**TO BE DONE**.
Restate all of the entries exactly, dropping any pictures they hold.

══════════

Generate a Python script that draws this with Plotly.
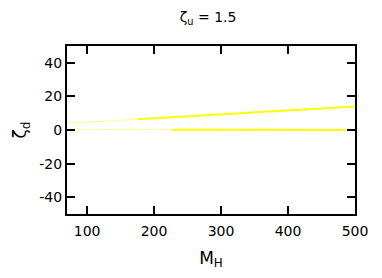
import plotly.graph_objects as go

# upper branch
up_faint_x = [70, 175]
up_faint_y = [4.0, 6.4]
up_bold_x = [175, 500]
up_bold_y = [6.4, 14.0]

# lower branch
lo_faint_x = [70, 227]
lo_faint_y = [0.4, 0.2]
lo_bold_x = [227, 486]
lo_bold_y = [0.2, 0.0]

x_ticks = [100, 200, 300, 400, 500]
y_ticks = [-40, -20, 0, 20, 40]
y_labels = ['-40', '-20', '0', '20', '40']

fig = go.Figure()
fig.add_trace(go.Scatter(x=up_faint_x, y=up_faint_y, mode='lines', line=dict(color='#ffff99', width=1)))
fig.add_trace(go.Scatter(x=lo_faint_x, y=lo_faint_y, mode='lines', line=dict(color='#ffff99', width=1)))
fig.add_trace(go.Scatter(x=up_bold_x, y=up_bold_y, mode='lines', line=dict(color='#ffff00', width=2)))
fig.add_trace(go.Scatter(x=lo_bold_x, y=lo_bold_y, mode='lines', line=dict(color='#ffff00', width=2)))

axis_style = dict(showgrid=False, zeroline=False, showline=True, linecolor='black', linewidth=2,
                  mirror='ticks', ticks='inside', ticklen=8, tickwidth=2, tickcolor='black',
                  automargin=False)

# page body adds an 8px margin, so the figure is 8px smaller
fig.update_layout(
    width=374, height=270,
    margin=dict(l=59, r=27, t=38, b=64),
    paper_bgcolor='white', plot_bgcolor='white',
    showlegend=False,
    font=dict(family='DejaVu Sans', size=14, color='black'),
    title=dict(text='ζ<sub>u</sub> = 1.5', x=0.535, xanchor='center', y=0.985, yanchor='top',
               font=dict(size=14)),
    xaxis=dict(range=[70, 500], tickvals=x_ticks, ticklabelstandoff=3,
               title=dict(text='M<sub>H</sub>', standoff=14), **axis_style),
    yaxis=dict(range=[-50, 50], tickvals=y_ticks, ticktext=y_labels,
               title=dict(text='ζ<sub>d</sub>', standoff=8), **axis_style),
)

fig.write_html("out.html")
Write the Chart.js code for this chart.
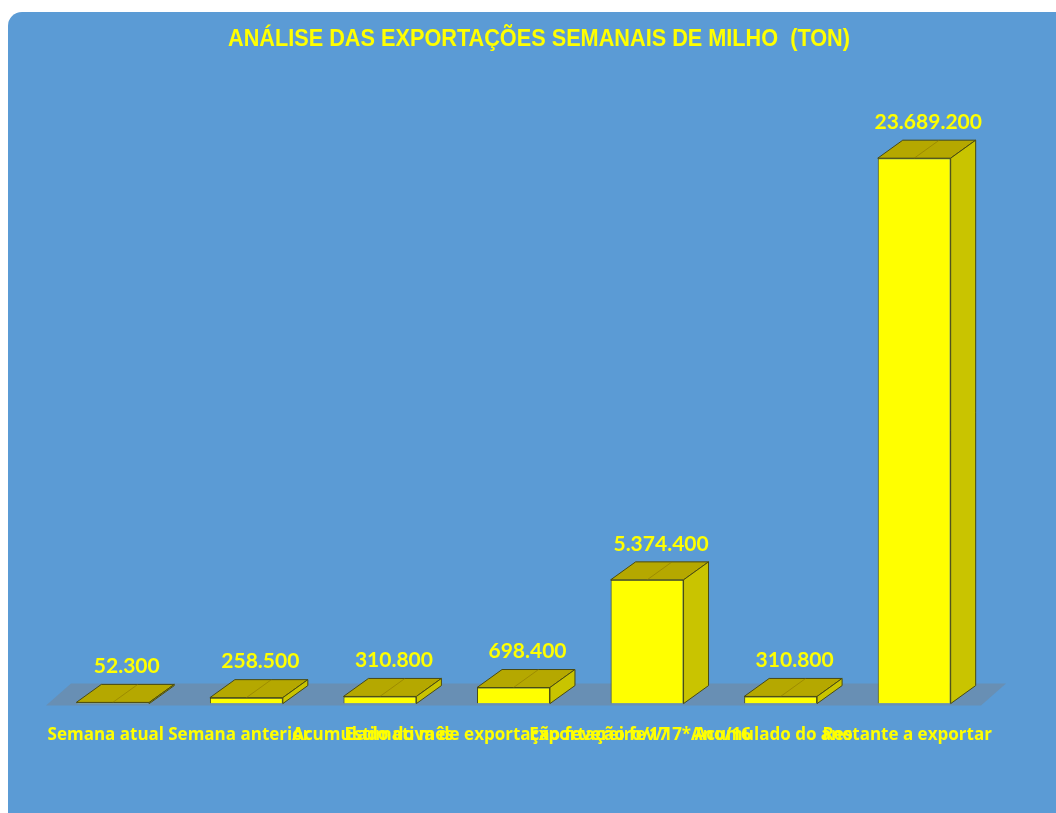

══════════

**FINISHED TASK**.
Generate a Python script that draws this with Plotly.
import plotly.graph_objects as go

# upper branch
up_faint_x = [70, 175]
up_faint_y = [4.0, 6.4]
up_bold_x = [175, 500]
up_bold_y = [6.4, 14.0]

# lower branch
lo_faint_x = [70, 227]
lo_faint_y = [0.4, 0.2]
lo_bold_x = [227, 486]
lo_bold_y = [0.2, 0.0]

x_ticks = [100, 200, 300, 400, 500]
y_ticks = [-40, -20, 0, 20, 40]
y_labels = ['-40', '-20', '0', '20', '40']

fig = go.Figure()
fig.add_trace(go.Scatter(x=up_faint_x, y=up_faint_y, mode='lines', line=dict(color='#ffff99', width=1)))
fig.add_trace(go.Scatter(x=lo_faint_x, y=lo_faint_y, mode='lines', line=dict(color='#ffff99', width=1)))
fig.add_trace(go.Scatter(x=up_bold_x, y=up_bold_y, mode='lines', line=dict(color='#ffff00', width=2)))
fig.add_trace(go.Scatter(x=lo_bold_x, y=lo_bold_y, mode='lines', line=dict(color='#ffff00', width=2)))

axis_style = dict(showgrid=False, zeroline=False, showline=True, linecolor='black', linewidth=2,
                  mirror='ticks', ticks='inside', ticklen=8, tickwidth=2, tickcolor='black',
                  automargin=False)

# page body adds an 8px margin, so the figure is 8px smaller
fig.update_layout(
    width=374, height=270,
    margin=dict(l=59, r=27, t=38, b=64),
    paper_bgcolor='white', plot_bgcolor='white',
    showlegend=False,
    font=dict(family='DejaVu Sans', size=14, color='black'),
    title=dict(text='ζ<sub>u</sub> = 1.5', x=0.535, xanchor='center', y=0.985, yanchor='top',
               font=dict(size=14)),
    xaxis=dict(range=[70, 500], tickvals=x_ticks, ticklabelstandoff=3,
               title=dict(text='M<sub>H</sub>', standoff=14), **axis_style),
    yaxis=dict(range=[-50, 50], tickvals=y_ticks, ticktext=y_labels,
               title=dict(text='ζ<sub>d</sub>', standoff=8), **axis_style),
)

fig.write_html("out.html")
Write the Chart.js code for this chart.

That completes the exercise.